▶ [Directive]: Output the material below unchanged, apart from leaving out the pictures.

▶ [Source excerpt]:
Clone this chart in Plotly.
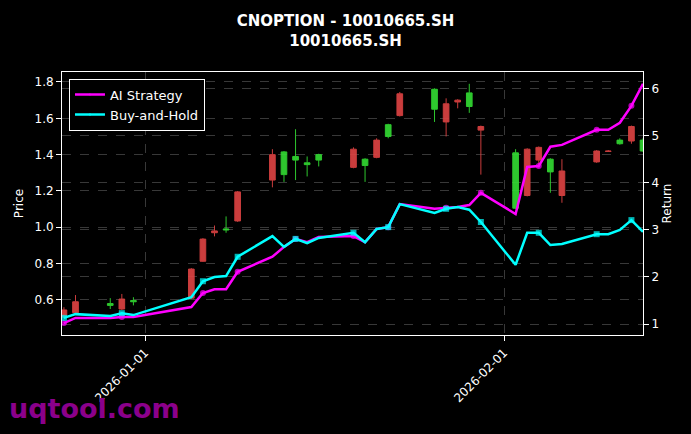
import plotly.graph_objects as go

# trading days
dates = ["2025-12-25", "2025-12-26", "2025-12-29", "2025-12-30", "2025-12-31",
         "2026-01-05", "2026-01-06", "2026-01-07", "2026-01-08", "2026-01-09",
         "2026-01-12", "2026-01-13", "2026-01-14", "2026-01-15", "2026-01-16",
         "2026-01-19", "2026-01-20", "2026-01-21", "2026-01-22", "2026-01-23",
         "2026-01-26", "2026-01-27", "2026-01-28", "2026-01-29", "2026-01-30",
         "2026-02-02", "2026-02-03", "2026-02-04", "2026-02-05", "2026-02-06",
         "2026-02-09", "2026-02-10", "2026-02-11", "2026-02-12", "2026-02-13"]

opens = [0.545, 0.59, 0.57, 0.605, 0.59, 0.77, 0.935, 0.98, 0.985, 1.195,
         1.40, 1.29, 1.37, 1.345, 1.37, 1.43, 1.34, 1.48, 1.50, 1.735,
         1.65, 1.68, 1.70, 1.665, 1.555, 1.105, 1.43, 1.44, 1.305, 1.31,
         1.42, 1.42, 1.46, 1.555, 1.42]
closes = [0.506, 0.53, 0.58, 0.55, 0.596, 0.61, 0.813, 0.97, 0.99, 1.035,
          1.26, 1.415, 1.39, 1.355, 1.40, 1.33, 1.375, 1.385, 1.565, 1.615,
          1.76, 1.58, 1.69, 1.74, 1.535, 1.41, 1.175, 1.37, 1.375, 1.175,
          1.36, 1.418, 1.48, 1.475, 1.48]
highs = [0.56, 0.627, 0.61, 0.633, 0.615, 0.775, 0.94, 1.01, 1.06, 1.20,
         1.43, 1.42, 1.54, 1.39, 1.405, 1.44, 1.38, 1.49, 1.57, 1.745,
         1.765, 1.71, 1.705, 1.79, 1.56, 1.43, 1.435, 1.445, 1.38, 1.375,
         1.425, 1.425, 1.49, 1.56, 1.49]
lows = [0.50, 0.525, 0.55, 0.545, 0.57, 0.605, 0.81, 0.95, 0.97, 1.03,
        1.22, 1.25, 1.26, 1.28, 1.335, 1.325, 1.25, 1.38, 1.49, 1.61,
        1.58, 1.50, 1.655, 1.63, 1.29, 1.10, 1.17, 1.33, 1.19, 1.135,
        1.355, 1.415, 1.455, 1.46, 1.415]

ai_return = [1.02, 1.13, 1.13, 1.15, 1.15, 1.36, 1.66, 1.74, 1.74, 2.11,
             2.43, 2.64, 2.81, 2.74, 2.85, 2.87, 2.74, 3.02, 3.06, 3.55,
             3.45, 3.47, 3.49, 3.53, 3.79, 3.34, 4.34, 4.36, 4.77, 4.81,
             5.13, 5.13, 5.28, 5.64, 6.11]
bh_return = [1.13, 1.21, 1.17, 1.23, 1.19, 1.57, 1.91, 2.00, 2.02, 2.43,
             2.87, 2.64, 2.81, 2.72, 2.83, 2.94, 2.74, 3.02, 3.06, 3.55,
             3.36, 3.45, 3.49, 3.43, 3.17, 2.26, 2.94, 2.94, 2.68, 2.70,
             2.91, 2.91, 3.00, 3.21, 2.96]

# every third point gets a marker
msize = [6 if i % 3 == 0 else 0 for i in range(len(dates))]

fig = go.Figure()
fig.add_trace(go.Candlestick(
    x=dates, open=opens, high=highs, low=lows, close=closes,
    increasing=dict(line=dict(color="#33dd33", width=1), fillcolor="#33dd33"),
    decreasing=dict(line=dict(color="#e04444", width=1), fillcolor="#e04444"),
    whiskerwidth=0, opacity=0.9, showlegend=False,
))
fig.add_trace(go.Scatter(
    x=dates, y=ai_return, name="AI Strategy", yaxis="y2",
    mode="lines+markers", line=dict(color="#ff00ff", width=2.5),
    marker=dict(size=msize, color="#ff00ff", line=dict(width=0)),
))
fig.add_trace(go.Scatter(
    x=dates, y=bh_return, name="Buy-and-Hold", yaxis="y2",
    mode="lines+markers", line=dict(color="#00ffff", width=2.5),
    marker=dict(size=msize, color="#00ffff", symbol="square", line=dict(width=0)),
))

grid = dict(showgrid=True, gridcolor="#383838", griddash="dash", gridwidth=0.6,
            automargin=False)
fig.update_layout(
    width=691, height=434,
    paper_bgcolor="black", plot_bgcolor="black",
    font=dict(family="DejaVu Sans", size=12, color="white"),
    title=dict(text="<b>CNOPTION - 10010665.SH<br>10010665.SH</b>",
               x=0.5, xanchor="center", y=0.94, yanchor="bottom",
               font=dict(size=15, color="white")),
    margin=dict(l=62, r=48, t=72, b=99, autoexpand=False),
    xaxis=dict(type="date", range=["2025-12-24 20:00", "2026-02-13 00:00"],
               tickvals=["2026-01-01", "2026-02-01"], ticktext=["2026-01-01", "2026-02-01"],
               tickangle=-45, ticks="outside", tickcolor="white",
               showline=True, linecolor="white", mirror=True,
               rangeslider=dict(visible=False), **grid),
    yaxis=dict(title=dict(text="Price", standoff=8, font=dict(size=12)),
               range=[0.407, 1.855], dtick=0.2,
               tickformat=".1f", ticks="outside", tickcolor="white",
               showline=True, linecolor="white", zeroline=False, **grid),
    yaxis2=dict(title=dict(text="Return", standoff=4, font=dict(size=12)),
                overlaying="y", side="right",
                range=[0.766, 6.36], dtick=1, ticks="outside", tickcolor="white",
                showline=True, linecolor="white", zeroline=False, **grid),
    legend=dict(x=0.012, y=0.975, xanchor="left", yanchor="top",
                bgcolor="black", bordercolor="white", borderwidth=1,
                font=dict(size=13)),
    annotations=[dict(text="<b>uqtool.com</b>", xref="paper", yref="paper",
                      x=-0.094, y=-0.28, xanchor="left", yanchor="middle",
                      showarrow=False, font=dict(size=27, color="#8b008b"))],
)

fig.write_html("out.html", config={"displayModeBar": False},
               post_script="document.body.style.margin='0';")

▶ [Answer to the problem]:
Clone this chart in Plotly.
import plotly.graph_objects as go

# trading days
dates = ["2025-12-25", "2025-12-26", "2025-12-29", "2025-12-30", "2025-12-31",
         "2026-01-05", "2026-01-06", "2026-01-07", "2026-01-08", "2026-01-09",
         "2026-01-12", "2026-01-13", "2026-01-14", "2026-01-15", "2026-01-16",
         "2026-01-19", "2026-01-20", "2026-01-21", "2026-01-22", "2026-01-23",
         "2026-01-26", "2026-01-27", "2026-01-28", "2026-01-29", "2026-01-30",
         "2026-02-02", "2026-02-03", "2026-02-04", "2026-02-05", "2026-02-06",
         "2026-02-09", "2026-02-10", "2026-02-11", "2026-02-12", "2026-02-13"]

opens = [0.545, 0.59, 0.57, 0.605, 0.59, 0.77, 0.935, 0.98, 0.985, 1.195,
         1.40, 1.29, 1.37, 1.345, 1.37, 1.43, 1.34, 1.48, 1.50, 1.735,
         1.65, 1.68, 1.70, 1.665, 1.555, 1.105, 1.43, 1.44, 1.305, 1.31,
         1.42, 1.42, 1.46, 1.555, 1.42]
closes = [0.506, 0.53, 0.58, 0.55, 0.596, 0.61, 0.813, 0.97, 0.99, 1.035,
          1.26, 1.415, 1.39, 1.355, 1.40, 1.33, 1.375, 1.385, 1.565, 1.615,
          1.76, 1.58, 1.69, 1.74, 1.535, 1.41, 1.175, 1.37, 1.375, 1.175,
          1.36, 1.418, 1.48, 1.475, 1.48]
highs = [0.56, 0.627, 0.61, 0.633, 0.615, 0.775, 0.94, 1.01, 1.06, 1.20,
         1.43, 1.42, 1.54, 1.39, 1.405, 1.44, 1.38, 1.49, 1.57, 1.745,
         1.765, 1.71, 1.705, 1.79, 1.56, 1.43, 1.435, 1.445, 1.38, 1.375,
         1.425, 1.425, 1.49, 1.56, 1.49]
lows = [0.50, 0.525, 0.55, 0.545, 0.57, 0.605, 0.81, 0.95, 0.97, 1.03,
        1.22, 1.25, 1.26, 1.28, 1.335, 1.325, 1.25, 1.38, 1.49, 1.61,
        1.58, 1.50, 1.655, 1.63, 1.29, 1.10, 1.17, 1.33, 1.19, 1.135,
        1.355, 1.415, 1.455, 1.46, 1.415]

ai_return = [1.02, 1.13, 1.13, 1.15, 1.15, 1.36, 1.66, 1.74, 1.74, 2.11,
             2.43, 2.64, 2.81, 2.74, 2.85, 2.87, 2.74, 3.02, 3.06, 3.55,
             3.45, 3.47, 3.49, 3.53, 3.79, 3.34, 4.34, 4.36, 4.77, 4.81,
             5.13, 5.13, 5.28, 5.64, 6.11]
bh_return = [1.13, 1.21, 1.17, 1.23, 1.19, 1.57, 1.91, 2.00, 2.02, 2.43,
             2.87, 2.64, 2.81, 2.72, 2.83, 2.94, 2.74, 3.02, 3.06, 3.55,
             3.36, 3.45, 3.49, 3.43, 3.17, 2.26, 2.94, 2.94, 2.68, 2.70,
             2.91, 2.91, 3.00, 3.21, 2.96]

# every third point gets a marker
msize = [6 if i % 3 == 0 else 0 for i in range(len(dates))]

fig = go.Figure()
fig.add_trace(go.Candlestick(
    x=dates, open=opens, high=highs, low=lows, close=closes,
    increasing=dict(line=dict(color="#33dd33", width=1), fillcolor="#33dd33"),
    decreasing=dict(line=dict(color="#e04444", width=1), fillcolor="#e04444"),
    whiskerwidth=0, opacity=0.9, showlegend=False,
))
fig.add_trace(go.Scatter(
    x=dates, y=ai_return, name="AI Strategy", yaxis="y2",
    mode="lines+markers", line=dict(color="#ff00ff", width=2.5),
    marker=dict(size=msize, color="#ff00ff", line=dict(width=0)),
))
fig.add_trace(go.Scatter(
    x=dates, y=bh_return, name="Buy-and-Hold", yaxis="y2",
    mode="lines+markers", line=dict(color="#00ffff", width=2.5),
    marker=dict(size=msize, color="#00ffff", symbol="square", line=dict(width=0)),
))

grid = dict(showgrid=True, gridcolor="#383838", griddash="dash", gridwidth=0.6,
            automargin=False)
fig.update_layout(
    width=691, height=434,
    paper_bgcolor="black", plot_bgcolor="black",
    font=dict(family="DejaVu Sans", size=12, color="white"),
    title=dict(text="<b>CNOPTION - 10010665.SH<br>10010665.SH</b>",
               x=0.5, xanchor="center", y=0.94, yanchor="bottom",
               font=dict(size=15, color="white")),
    margin=dict(l=62, r=48, t=72, b=99, autoexpand=False),
    xaxis=dict(type="date", range=["2025-12-24 20:00", "2026-02-13 00:00"],
               tickvals=["2026-01-01", "2026-02-01"], ticktext=["2026-01-01", "2026-02-01"],
               tickangle=-45, ticks="outside", tickcolor="white",
               showline=True, linecolor="white", mirror=True,
               rangeslider=dict(visible=False), **grid),
    yaxis=dict(title=dict(text="Price", standoff=8, font=dict(size=12)),
               range=[0.407, 1.855], dtick=0.2,
               tickformat=".1f", ticks="outside", tickcolor="white",
               showline=True, linecolor="white", zeroline=False, **grid),
    yaxis2=dict(title=dict(text="Return", standoff=4, font=dict(size=12)),
                overlaying="y", side="right",
                range=[0.766, 6.36], dtick=1, ticks="outside", tickcolor="white",
                showline=True, linecolor="white", zeroline=False, **grid),
    legend=dict(x=0.012, y=0.975, xanchor="left", yanchor="top",
                bgcolor="black", bordercolor="white", borderwidth=1,
                font=dict(size=13)),
    annotations=[dict(text="<b>uqtool.com</b>", xref="paper", yref="paper",
                      x=-0.094, y=-0.28, xanchor="left", yanchor="middle",
                      showarrow=False, font=dict(size=27, color="#8b008b"))],
)

fig.write_html("out.html", config={"displayModeBar": False},
               post_script="document.body.style.margin='0';")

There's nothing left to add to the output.